Outsourcing regulatory and administrative work is common and can reduce the burden on government agencies. For contractors such as Maximus, Public Consulting Group and Automated Health Systems, a Medicaid redeterminations process that the Health and Human Services Department projects will disenroll 15 million beneficiaries is good business.
“There's an opportunity for organizations to provide services for state Medicaid agencies that get them in the door,” said Paul Schuhmacher, managing director at Aarete, a consulting firm not under contract to work on Medicaid redeterminations. “It may lead to other work for them.”
States are confronting a massive endeavor on a scale unlike anything previously attempted. In response to the COVID-19 pandemic, Congress and then-President Donald Trump enacted a law in 2020 offering states extra Medicaid funding. In exchange, states had to agree not to undertake their normal eligibility reviews to remove enrollees who no longer qualified for Medicaid because, for instance, their incomes rose. This contributed to an approximately 30% increase in the Medicaid population, which the Kaiser Family Foundation estimates reached 95 million people last month.
But with President Joe Biden allowing the federal public health emergency declaration to end May 11, and with states free to resume Medicaid redeterminations as of April 1 under a law enacted this year, regulators and their private sector partners will be scrambling for months to trim the rolls.
Most state Medicaid agencies will rely on consulting, staffing and technology companies during redeterminations, said Kate McEvoy, executive director of the National Association of Medicaid Directors, which represents state officials.

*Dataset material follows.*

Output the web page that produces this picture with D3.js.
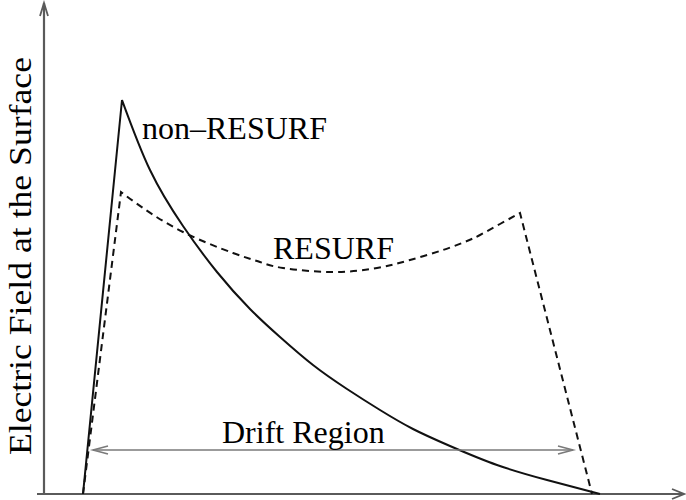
<!DOCTYPE html>
<html>
<head>
<meta charset="utf-8">
<script src="https://cdn.jsdelivr.net/npm/d3@7"></script>
<style>
  html, body { margin: 0; padding: 0; background: #fff; }
  svg text { font-family: "Liberation Serif", "DejaVu Serif", serif; fill: #000; }
</style>
</head>
<body>
<div id="chart"></div>
<script>
(() => {
  // position along the drift region (x) and field strength (y), in plot units
  const nonResurfX = [39, 78, 106, 139, 173, 206, 236, 269, 303, 336, 369, 406, 453, 503, 556];
  const nonResurfY = [0, 394, 324, 268, 222, 185, 157, 129, 105, 84, 65, 48, 29, 14, 0];

  const resurfX = [39, 77, 99, 139, 189, 216, 239, 289, 333, 366, 399, 423, 436, 456, 476, 548];
  const resurfY = [0, 302, 286, 262, 241, 232, 226, 222, 226, 234, 244, 253, 259, 270, 281, 0];

  const driftRange = [49, 529];
  const driftLevel = 44;

  const yLabel = 'Electric Field at the Surface';
  const curveLabels = ['non\u2013RESURF', 'RESURF'];
  const driftLabel = 'Drift Region';

  const width = 686, height = 500;

  const x = d3.scaleLinear().domain([0, 640]).range([44, 684]);
  const y = d3.scaleLinear().domain([0, 490]).range([494, 4]);

  const svg = d3.select('#chart').append('svg')
      .attr('width', width)
      .attr('height', height);

  const toPts = (xs, ys) => xs.map((v, i) => [x(v), y(ys[i])]);

  // 坐标轴
  const axisColor = '#5a5a5a';
  svg.append('line')
      .attr('x1', x(-7)).attr('y1', y(0))
      .attr('x2', x(640)).attr('y2', y(0))
      .attr('stroke', axisColor).attr('stroke-width', 2.2);
  svg.append('path')
      .attr('d', `M${x(628)},${y(5)} L${x(640)},${y(0)} L${x(628)},${y(-5)}`)
      .attr('fill', 'none').attr('stroke', axisColor).attr('stroke-width', 1.8);

  svg.append('line')
      .attr('x1', x(0)).attr('y1', y(0))
      .attr('x2', x(0)).attr('y2', y(491))
      .attr('stroke', axisColor).attr('stroke-width', 2.2);
  svg.append('path')
      .attr('d', `M${x(-4)},${y(478)} L${x(0)},${y(491)} L${x(4)},${y(478)}`)
      .attr('fill', 'none').attr('stroke', axisColor).attr('stroke-width', 1.8);

  // non-RESURF: straight rise then smooth decay
  const nr = toPts(nonResurfX, nonResurfY);
  const smooth = d3.line().curve(d3.curveNatural);
  const nrPath = `M${nr[0][0]},${nr[0][1]}` + smooth(nr.slice(1)).replace(/^M/, 'L');
  svg.append('path')
      .attr('d', nrPath)
      .attr('fill', 'none')
      .attr('stroke', '#111')
      .attr('stroke-width', 2);

  // RESURF: straight rise, smooth middle, straight fall
  const rs = toPts(resurfX, resurfY);
  const last = rs[rs.length - 1];
  const rsPath = `M${rs[0][0]},${rs[0][1]}` +
      smooth(rs.slice(1, rs.length - 1)).replace(/^M/, 'L') +
      `L${last[0]},${last[1]}`;
  svg.append('path')
      .attr('d', rsPath)
      .attr('fill', 'none')
      .attr('stroke', '#111')
      .attr('stroke-width', 2)
      .attr('stroke-dasharray', '7,5');

  // Drift Region arrow
  const driftColor = '#7a7a7a';
  svg.append('line')
      .attr('x1', x(driftRange[0])).attr('y1', y(driftLevel))
      .attr('x2', x(driftRange[1])).attr('y2', y(driftLevel))
      .attr('stroke', driftColor).attr('stroke-width', 1.6);
  svg.append('path')
      .attr('d', `M${x(driftRange[0] + 15)},${y(driftLevel + 4)} L${x(driftRange[0])},${y(driftLevel)} L${x(driftRange[0] + 15)},${y(driftLevel - 4)}`)
      .attr('fill', 'none').attr('stroke', driftColor).attr('stroke-width', 1.6);
  svg.append('path')
      .attr('d', `M${x(driftRange[1] - 15)},${y(driftLevel + 4)} L${x(driftRange[1])},${y(driftLevel)} L${x(driftRange[1] - 15)},${y(driftLevel - 4)}`)
      .attr('fill', 'none').attr('stroke', driftColor).attr('stroke-width', 1.6);

  // 文字
  svg.append('text')
      .attr('x', 142).attr('y', 139)
      .attr('font-size', 32)
      .text(curveLabels[0]);
  svg.append('text')
      .attr('x', 273).attr('y', 259)
      .attr('font-size', 32)
      .text(curveLabels[1]);
  svg.append('text')
      .attr('x', 222).attr('y', 443)
      .attr('font-size', 32)
      .text(driftLabel);
  svg.append('text')
      .attr('transform', 'translate(31,256) rotate(-90)')
      .attr('text-anchor', 'middle')
      .attr('font-size', 32)
      .attr('textLength', 398)
      .attr('lengthAdjust', 'spacingAndGlyphs')
      .text(yLabel);
})();
</script>
</body>
</html>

“It really is about building out capacity,” she said. “In some cases, these functions can just be efficiently handled from a volume standpoint by a private vendor."
The contracts
Ohio, for example, inked a $35 million contract with Public Consulting Group to identify potentially ineligible people. The Ohio Department of Medicaid and Public Consulting Group did not respond to interview requests. An estimated 534,000 Ohioans will lose Medicaid benefits once the state completes its eligibility checks, according to a Modern Healthcare analysis.
Tennessee signed a $96 million agreement with Automated Health Systems for call center and document processing, using $24 million in state money and $72 million in federal funds. Automated Health Systems did not respond to an interview request.
Additionally, the Volunteer State will tap an existing contract the Department of Finance and Administration holds with staffing firm Covendis, and aims to award a separate grant to an outside marketing vendor, a spokesperson for TennCare, the state's Medicaid program, said in an email. More than 240,000 residents are set to lose coverage during redeterminations, per data Modern Healthcare analyzed.